Je n’ai aucune idée du rôle que l’artiste doit tenir dans la société. Peut-être le même rôle que tout un chacun, ce serait déjà un bon début. Pour revenir à cette question d’éthique, je pense que les dérives qui ont lieu dans le milieu de la danse et de l’art en général sont aussi liées au fait que l’on considère les artistes comme des personnes à part, différentes et donc hors-la-loi. Des génies. C’est très romantique cette idée. Et ça va aussi de pair avec l’idée de la souffrance comme outil de travail. Je suis étonnée d’entendre régulièrement, même venant de pédagogues, cette notion étrange que plus l’on souffre et plus l’on apprend, ou plus l’on s’améliore. Non seulement c’est faux mais c’est aussi dangereux. Ça laisse la voie libre à des personnes qui ont clairement un problème avec l’exercice du pouvoir. C’est aussi le travail de l’artiste d’inventer des manières de travailler inédites, qui correspondent au travail de création du moment. Cette idée romantique de l’artiste qui doit souffrir pour créer ferme aussi l’imaginaire. Il y a encore plein de manières de travailler que nous ne connaissons pas, et qui nous permettront de découvrir des espaces de travail encore inconnus.

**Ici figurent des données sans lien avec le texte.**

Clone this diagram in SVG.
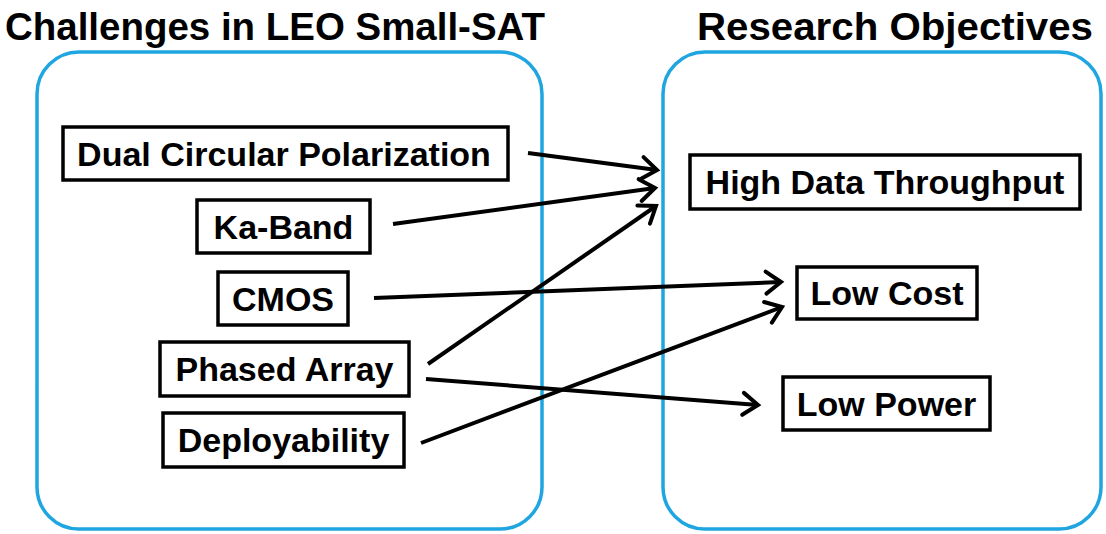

Comment pensez-vous la place de la danse dans l’avenir ?

Je pense que la danse fera de la place à d’autres corps et se débarrassera de quelques éléments qui l’encombrent comme la fascination pour la jeunesse, les corps sains et parfaits, la beauté, la virtuosité. Tous ces critères esthétiques qui disent beaucoup de choses à leur insu. Je pense qu’il y a encore plein de manières d’être sur un plateau et de l’investir que nous ne soupçonnons même pas. Je vois la danse de l’avenir comme une danse que je ne peux pas imaginer, que je ne comprends pas mais qui me déplace à chaque fois. On inventera aussi d’autres espaces que celui du théâtre, peut-être des espaces qui existent déjà mais qu’on ne considère pas encore comme des espaces pour la danse. J’espère qu’il y aura plus de spectacles comme Invisible dances. Je ne me fais pas trop de souci pour la danse parce que nous aurons toujours un corps et nous aurons donc toujours de l’empathie pour les autres corps que nous voyons.